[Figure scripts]
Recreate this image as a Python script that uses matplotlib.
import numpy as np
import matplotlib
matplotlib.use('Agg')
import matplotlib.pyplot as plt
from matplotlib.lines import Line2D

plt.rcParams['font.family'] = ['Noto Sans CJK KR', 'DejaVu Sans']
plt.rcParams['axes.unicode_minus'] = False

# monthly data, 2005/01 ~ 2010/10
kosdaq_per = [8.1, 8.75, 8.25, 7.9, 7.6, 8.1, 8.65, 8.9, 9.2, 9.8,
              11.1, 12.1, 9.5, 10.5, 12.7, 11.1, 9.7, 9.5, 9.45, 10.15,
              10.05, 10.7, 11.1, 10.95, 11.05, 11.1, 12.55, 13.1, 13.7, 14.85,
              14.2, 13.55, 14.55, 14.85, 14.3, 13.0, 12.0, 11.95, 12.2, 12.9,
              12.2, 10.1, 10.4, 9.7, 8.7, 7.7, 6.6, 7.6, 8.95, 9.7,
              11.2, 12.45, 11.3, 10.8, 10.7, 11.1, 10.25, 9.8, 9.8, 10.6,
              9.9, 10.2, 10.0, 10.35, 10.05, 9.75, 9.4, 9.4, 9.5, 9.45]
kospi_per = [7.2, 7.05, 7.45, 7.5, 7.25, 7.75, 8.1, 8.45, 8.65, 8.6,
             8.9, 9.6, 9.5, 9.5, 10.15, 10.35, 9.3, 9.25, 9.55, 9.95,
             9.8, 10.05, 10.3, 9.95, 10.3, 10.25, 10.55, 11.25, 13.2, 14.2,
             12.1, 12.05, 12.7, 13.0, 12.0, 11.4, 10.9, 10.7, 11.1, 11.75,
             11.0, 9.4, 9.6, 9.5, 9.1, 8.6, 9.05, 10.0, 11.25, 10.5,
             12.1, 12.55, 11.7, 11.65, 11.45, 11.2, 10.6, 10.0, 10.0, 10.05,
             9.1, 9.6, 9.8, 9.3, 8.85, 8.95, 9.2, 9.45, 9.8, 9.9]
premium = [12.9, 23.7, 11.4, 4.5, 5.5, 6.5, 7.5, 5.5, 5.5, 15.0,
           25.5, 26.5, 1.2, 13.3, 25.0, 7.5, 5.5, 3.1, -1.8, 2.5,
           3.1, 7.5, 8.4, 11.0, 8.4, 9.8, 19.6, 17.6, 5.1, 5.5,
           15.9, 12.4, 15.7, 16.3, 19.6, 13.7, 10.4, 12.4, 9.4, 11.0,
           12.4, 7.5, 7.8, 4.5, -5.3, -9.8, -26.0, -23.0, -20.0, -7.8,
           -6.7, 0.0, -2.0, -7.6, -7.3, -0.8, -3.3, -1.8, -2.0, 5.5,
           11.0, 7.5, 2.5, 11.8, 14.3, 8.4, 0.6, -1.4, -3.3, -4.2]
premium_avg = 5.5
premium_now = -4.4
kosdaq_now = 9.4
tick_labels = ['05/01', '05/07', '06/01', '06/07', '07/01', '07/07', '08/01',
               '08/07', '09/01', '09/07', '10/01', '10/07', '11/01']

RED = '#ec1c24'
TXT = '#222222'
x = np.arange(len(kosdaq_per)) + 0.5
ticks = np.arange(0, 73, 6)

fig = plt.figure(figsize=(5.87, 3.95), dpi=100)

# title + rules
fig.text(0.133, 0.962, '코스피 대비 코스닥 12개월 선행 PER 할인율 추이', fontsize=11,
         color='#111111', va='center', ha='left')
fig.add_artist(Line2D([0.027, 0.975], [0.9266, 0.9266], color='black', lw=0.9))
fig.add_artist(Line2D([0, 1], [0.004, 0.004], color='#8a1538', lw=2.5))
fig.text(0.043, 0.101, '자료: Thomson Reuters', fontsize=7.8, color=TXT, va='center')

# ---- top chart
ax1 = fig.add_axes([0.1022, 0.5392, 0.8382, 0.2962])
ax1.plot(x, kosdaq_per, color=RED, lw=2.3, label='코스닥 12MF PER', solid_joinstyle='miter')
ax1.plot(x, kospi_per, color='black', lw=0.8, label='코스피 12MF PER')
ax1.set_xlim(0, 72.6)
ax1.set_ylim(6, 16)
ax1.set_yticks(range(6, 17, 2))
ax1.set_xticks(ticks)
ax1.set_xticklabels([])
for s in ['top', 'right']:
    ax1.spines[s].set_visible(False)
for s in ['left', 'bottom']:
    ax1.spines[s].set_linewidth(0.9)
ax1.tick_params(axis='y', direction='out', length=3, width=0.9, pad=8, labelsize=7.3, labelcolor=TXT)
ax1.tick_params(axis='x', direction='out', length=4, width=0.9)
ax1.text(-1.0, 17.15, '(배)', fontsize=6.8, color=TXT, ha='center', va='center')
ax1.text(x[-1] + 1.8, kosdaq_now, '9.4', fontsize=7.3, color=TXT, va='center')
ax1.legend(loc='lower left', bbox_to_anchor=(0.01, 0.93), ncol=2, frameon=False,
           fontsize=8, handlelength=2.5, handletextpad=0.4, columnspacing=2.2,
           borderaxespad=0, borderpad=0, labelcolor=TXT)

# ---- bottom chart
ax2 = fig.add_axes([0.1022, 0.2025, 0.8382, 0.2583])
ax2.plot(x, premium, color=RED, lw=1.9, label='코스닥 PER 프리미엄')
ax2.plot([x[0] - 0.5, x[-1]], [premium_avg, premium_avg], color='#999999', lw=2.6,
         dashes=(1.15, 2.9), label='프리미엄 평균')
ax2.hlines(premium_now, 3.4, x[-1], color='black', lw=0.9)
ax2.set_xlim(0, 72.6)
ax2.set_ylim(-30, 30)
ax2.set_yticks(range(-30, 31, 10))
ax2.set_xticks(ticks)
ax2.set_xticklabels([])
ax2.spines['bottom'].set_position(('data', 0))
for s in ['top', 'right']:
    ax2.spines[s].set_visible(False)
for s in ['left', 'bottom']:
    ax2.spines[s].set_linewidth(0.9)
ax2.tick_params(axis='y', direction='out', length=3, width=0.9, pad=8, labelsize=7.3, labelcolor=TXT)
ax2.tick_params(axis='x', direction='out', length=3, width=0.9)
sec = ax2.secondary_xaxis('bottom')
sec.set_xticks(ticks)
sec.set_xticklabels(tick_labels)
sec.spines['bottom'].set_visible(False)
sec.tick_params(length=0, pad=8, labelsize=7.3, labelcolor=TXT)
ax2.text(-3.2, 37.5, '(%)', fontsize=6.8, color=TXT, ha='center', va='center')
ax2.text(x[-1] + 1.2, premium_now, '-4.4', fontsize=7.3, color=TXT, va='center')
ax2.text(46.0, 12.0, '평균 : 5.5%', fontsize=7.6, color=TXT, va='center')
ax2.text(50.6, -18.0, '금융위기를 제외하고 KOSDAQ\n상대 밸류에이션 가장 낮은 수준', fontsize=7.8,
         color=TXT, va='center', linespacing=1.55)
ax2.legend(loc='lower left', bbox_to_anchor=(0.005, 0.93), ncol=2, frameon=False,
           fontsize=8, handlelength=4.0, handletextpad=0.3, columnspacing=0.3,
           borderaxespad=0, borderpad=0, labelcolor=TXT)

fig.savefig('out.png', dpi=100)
==
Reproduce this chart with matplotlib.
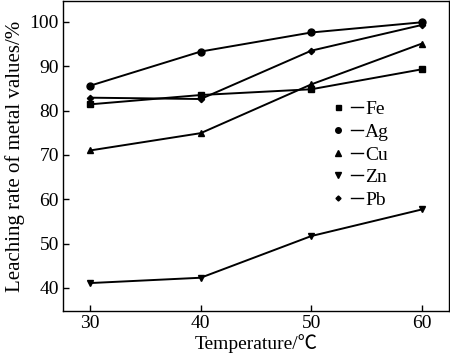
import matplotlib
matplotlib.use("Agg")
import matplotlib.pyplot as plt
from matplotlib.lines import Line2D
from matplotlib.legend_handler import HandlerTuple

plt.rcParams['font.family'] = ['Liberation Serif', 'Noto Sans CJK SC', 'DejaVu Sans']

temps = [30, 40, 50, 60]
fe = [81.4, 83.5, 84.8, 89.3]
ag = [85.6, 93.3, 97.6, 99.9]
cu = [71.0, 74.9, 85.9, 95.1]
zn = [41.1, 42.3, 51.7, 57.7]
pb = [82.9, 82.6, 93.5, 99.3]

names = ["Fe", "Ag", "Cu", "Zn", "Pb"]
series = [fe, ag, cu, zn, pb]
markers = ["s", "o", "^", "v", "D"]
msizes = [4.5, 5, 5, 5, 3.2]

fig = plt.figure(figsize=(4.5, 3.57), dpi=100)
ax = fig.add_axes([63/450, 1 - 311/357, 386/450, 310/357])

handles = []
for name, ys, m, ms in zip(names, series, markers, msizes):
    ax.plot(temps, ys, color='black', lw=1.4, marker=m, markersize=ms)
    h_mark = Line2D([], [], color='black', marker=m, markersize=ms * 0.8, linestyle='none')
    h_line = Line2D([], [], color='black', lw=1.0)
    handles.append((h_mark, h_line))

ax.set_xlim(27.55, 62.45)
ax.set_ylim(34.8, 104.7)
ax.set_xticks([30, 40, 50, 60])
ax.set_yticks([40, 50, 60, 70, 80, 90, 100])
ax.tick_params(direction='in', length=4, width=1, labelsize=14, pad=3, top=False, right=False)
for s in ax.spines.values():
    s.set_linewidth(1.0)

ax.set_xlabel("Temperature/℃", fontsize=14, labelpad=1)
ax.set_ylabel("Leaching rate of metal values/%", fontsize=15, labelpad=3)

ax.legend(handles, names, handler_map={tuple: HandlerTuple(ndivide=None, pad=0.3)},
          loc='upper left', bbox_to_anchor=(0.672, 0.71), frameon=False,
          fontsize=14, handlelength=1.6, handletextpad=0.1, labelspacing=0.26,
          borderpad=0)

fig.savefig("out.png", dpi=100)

GIVEN INSTRUCTION:
Within the material above, transcribe exactly the lines that run from the line holding "Recreate this image" through the line holding "plt.rcParams['axes.unicode_minus'] = False".

FINAL RESULT:
Recreate this image as a Python script that uses matplotlib.
import numpy as np
import matplotlib
matplotlib.use('Agg')
import matplotlib.pyplot as plt
from matplotlib.lines import Line2D

plt.rcParams['font.family'] = ['Noto Sans CJK KR', 'DejaVu Sans']
plt.rcParams['axes.unicode_minus'] = False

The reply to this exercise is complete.